== Collected material

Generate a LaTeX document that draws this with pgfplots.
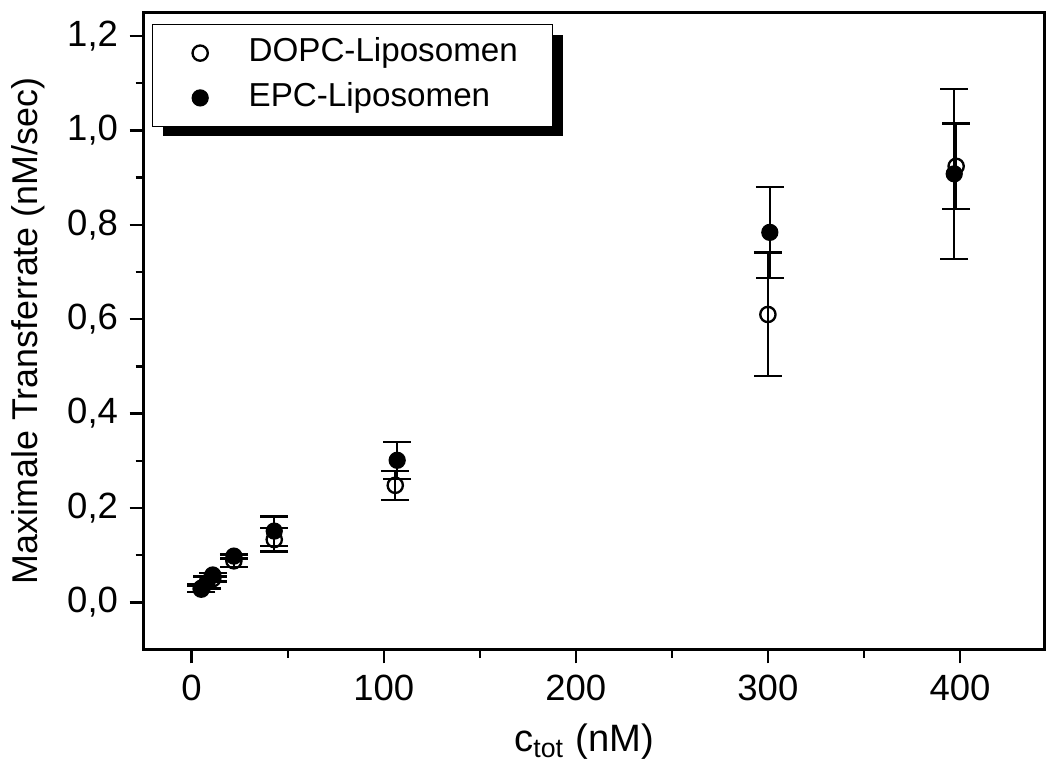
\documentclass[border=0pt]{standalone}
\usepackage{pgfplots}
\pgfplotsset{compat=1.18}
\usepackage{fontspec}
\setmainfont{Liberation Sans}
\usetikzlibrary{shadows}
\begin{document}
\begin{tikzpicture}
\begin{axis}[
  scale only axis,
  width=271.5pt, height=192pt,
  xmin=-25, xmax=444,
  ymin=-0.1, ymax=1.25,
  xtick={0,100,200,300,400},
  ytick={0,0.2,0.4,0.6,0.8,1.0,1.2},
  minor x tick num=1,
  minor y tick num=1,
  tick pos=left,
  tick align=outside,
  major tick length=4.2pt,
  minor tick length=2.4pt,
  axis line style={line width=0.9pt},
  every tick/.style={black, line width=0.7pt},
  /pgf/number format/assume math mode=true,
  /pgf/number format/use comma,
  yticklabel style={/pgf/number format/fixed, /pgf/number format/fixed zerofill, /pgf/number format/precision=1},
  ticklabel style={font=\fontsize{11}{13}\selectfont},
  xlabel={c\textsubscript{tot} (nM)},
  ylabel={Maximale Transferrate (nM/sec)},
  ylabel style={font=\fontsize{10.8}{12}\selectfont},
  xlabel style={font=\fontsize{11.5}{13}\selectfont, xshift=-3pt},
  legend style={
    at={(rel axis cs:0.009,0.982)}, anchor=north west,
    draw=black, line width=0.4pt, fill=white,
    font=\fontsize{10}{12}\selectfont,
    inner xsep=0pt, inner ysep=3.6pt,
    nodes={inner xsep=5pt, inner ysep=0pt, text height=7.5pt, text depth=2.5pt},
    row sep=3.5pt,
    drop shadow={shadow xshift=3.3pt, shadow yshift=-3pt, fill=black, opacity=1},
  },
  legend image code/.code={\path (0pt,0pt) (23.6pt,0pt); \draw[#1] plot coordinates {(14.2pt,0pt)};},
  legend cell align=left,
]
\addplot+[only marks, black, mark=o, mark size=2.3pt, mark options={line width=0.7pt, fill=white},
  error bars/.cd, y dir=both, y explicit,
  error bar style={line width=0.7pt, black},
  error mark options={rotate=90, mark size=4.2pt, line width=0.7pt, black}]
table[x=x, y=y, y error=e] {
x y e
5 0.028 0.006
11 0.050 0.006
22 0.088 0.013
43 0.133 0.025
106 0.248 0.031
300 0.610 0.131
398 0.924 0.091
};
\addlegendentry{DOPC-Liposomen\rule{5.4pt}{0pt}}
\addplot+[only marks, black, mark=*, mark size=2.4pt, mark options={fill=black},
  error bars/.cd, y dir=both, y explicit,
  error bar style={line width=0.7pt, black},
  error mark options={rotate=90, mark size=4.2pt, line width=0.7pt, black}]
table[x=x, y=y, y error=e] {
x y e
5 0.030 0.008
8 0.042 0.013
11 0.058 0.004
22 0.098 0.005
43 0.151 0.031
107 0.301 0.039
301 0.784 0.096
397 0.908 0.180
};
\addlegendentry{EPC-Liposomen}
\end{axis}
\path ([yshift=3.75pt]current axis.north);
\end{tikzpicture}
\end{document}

====

Reproduce the listing word for word and omit its pictures.

_Solution to this task_
Generate a LaTeX document that draws this with pgfplots.
\documentclass[border=0pt]{standalone}
\usepackage{pgfplots}
\pgfplotsset{compat=1.18}
\usepackage{fontspec}
\setmainfont{Liberation Sans}
\usetikzlibrary{shadows}
\begin{document}
\begin{tikzpicture}
\begin{axis}[
  scale only axis,
  width=271.5pt, height=192pt,
  xmin=-25, xmax=444,
  ymin=-0.1, ymax=1.25,
  xtick={0,100,200,300,400},
  ytick={0,0.2,0.4,0.6,0.8,1.0,1.2},
  minor x tick num=1,
  minor y tick num=1,
  tick pos=left,
  tick align=outside,
  major tick length=4.2pt,
  minor tick length=2.4pt,
  axis line style={line width=0.9pt},
  every tick/.style={black, line width=0.7pt},
  /pgf/number format/assume math mode=true,
  /pgf/number format/use comma,
  yticklabel style={/pgf/number format/fixed, /pgf/number format/fixed zerofill, /pgf/number format/precision=1},
  ticklabel style={font=\fontsize{11}{13}\selectfont},
  xlabel={c\textsubscript{tot} (nM)},
  ylabel={Maximale Transferrate (nM/sec)},
  ylabel style={font=\fontsize{10.8}{12}\selectfont},
  xlabel style={font=\fontsize{11.5}{13}\selectfont, xshift=-3pt},
  legend style={
    at={(rel axis cs:0.009,0.982)}, anchor=north west,
    draw=black, line width=0.4pt, fill=white,
    font=\fontsize{10}{12}\selectfont,
    inner xsep=0pt, inner ysep=3.6pt,
    nodes={inner xsep=5pt, inner ysep=0pt, text height=7.5pt, text depth=2.5pt},
    row sep=3.5pt,
    drop shadow={shadow xshift=3.3pt, shadow yshift=-3pt, fill=black, opacity=1},
  },
  legend image code/.code={\path (0pt,0pt) (23.6pt,0pt); \draw[#1] plot coordinates {(14.2pt,0pt)};},
  legend cell align=left,
]
\addplot+[only marks, black, mark=o, mark size=2.3pt, mark options={line width=0.7pt, fill=white},
  error bars/.cd, y dir=both, y explicit,
  error bar style={line width=0.7pt, black},
  error mark options={rotate=90, mark size=4.2pt, line width=0.7pt, black}]
table[x=x, y=y, y error=e] {
x y e
5 0.028 0.006
11 0.050 0.006
22 0.088 0.013
43 0.133 0.025
106 0.248 0.031
300 0.610 0.131
398 0.924 0.091
};
\addlegendentry{DOPC-Liposomen\rule{5.4pt}{0pt}}
\addplot+[only marks, black, mark=*, mark size=2.4pt, mark options={fill=black},
  error bars/.cd, y dir=both, y explicit,
  error bar style={line width=0.7pt, black},
  error mark options={rotate=90, mark size=4.2pt, line width=0.7pt, black}]
table[x=x, y=y, y error=e] {
x y e
5 0.030 0.008
8 0.042 0.013
11 0.058 0.004
22 0.098 0.005
43 0.151 0.031
107 0.301 0.039
301 0.784 0.096
397 0.908 0.180
};
\addlegendentry{EPC-Liposomen}
\end{axis}
\path ([yshift=3.75pt]current axis.north);
\end{tikzpicture}
\end{document}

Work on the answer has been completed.